In effetti sono tantissimi i ritmi biologici che popolano i nostri corpi e che agiscono secondo tempo diversi. Ci sono le nostre onde cerebrali, le frequenze cardiache, il battito del polso, il ritmo del respiro: siamo fatti per sincronizzarci con il ritmo, che in realtà in qualche modo innesca le parti del nostro cervello che sono coinvolte nel movimento. Eppure gli effetti di questo sincronizzarci non sono sempre sommativi, spesso lavorano in contrappunto, disinnescandoci o innescandoci. “Ascoltare una musica calma quando sei ansioso può anche abbassare la frequenza cardiaca, rendere la respirazione più profonda, perché all’improvviso il tuo cervello sta cercando di sincronizzarsi con la musica e se la musica ha un ritmo più lento, allora questo rallenta questi altri parti autonome del sistema nervoso”, precisa la musicista.

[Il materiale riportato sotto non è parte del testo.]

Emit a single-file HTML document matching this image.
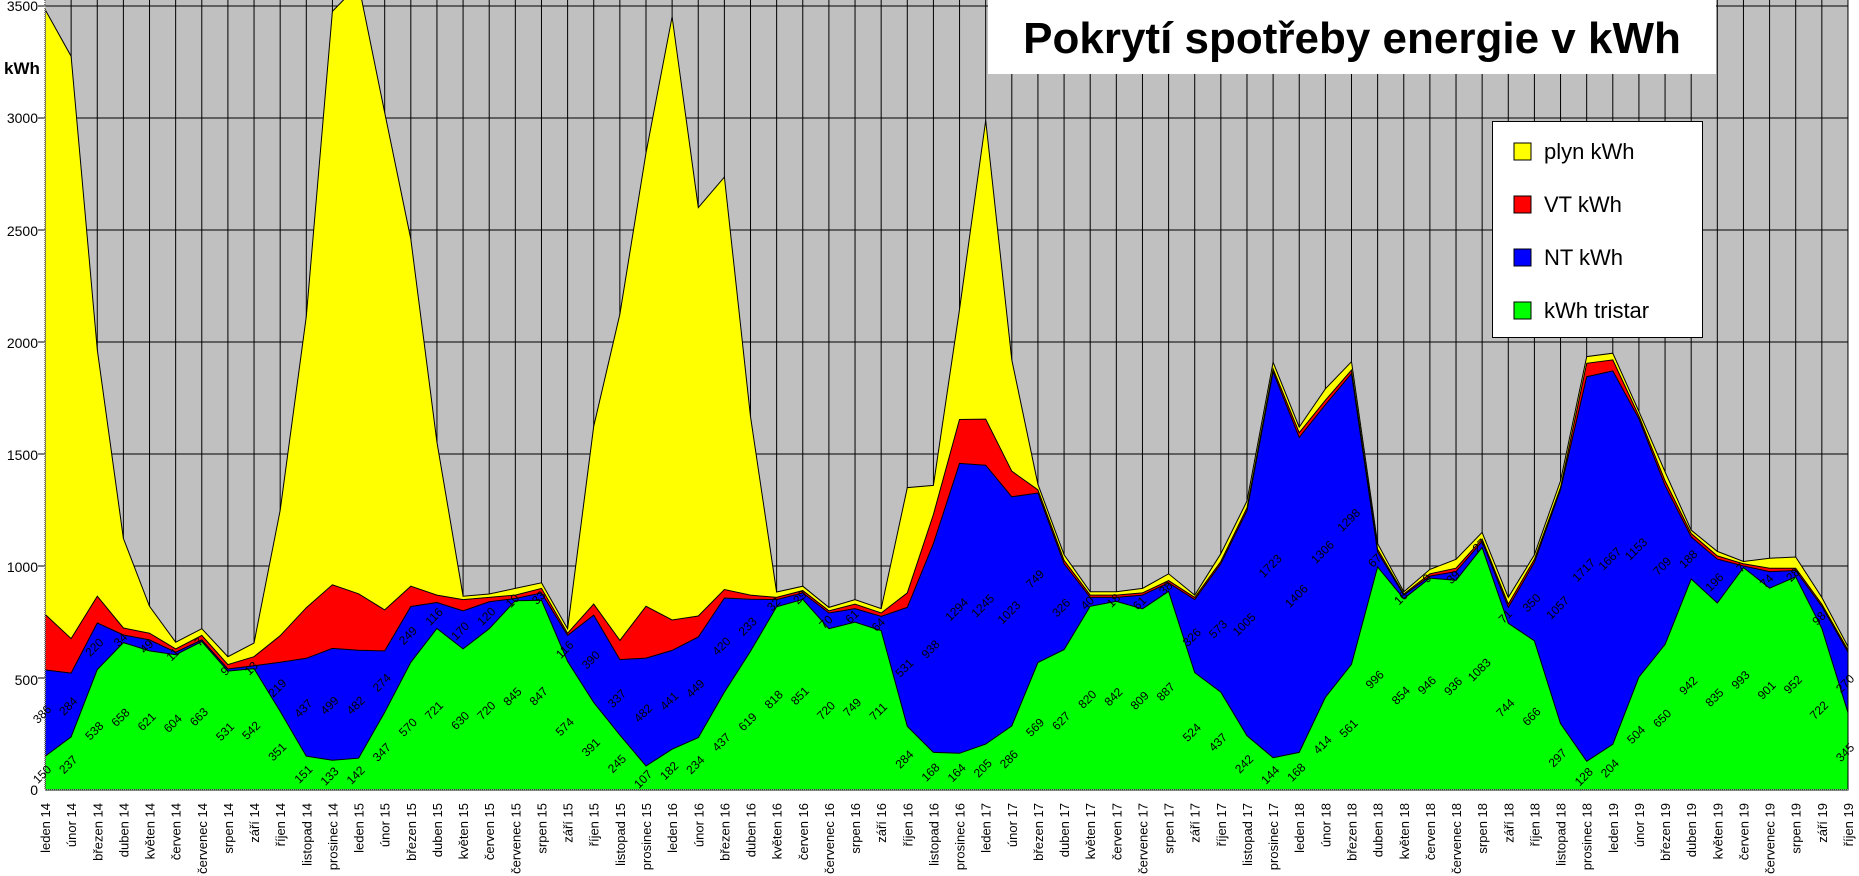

La musica può essere molto rilassante o molto stimolante, studiandone gli effetti è affascinante riuscire a vedere i livelli dell’ormone cortisolo che diminuiscono – a dirci che una persona è meno agitata – quando si ascolta musica.

Per David Byrne “la musica ha il vero e proprio potere di cambiare la nostra mente”. La musica ha il privilegio di unificare persone, anche quando sono indecise sulla posizione da prendere. “Mette insieme persone che sentono in una certa direzione, ma non sono in grado di prendere una posizione netta: la musica fornisce un supporto articolato, un contesto condiviso”.

La musica aiuta a fare gruppo, a creare una mente viva. Mi sento di dire: una delle poche manifestazioni del sacro che riesco a concepire.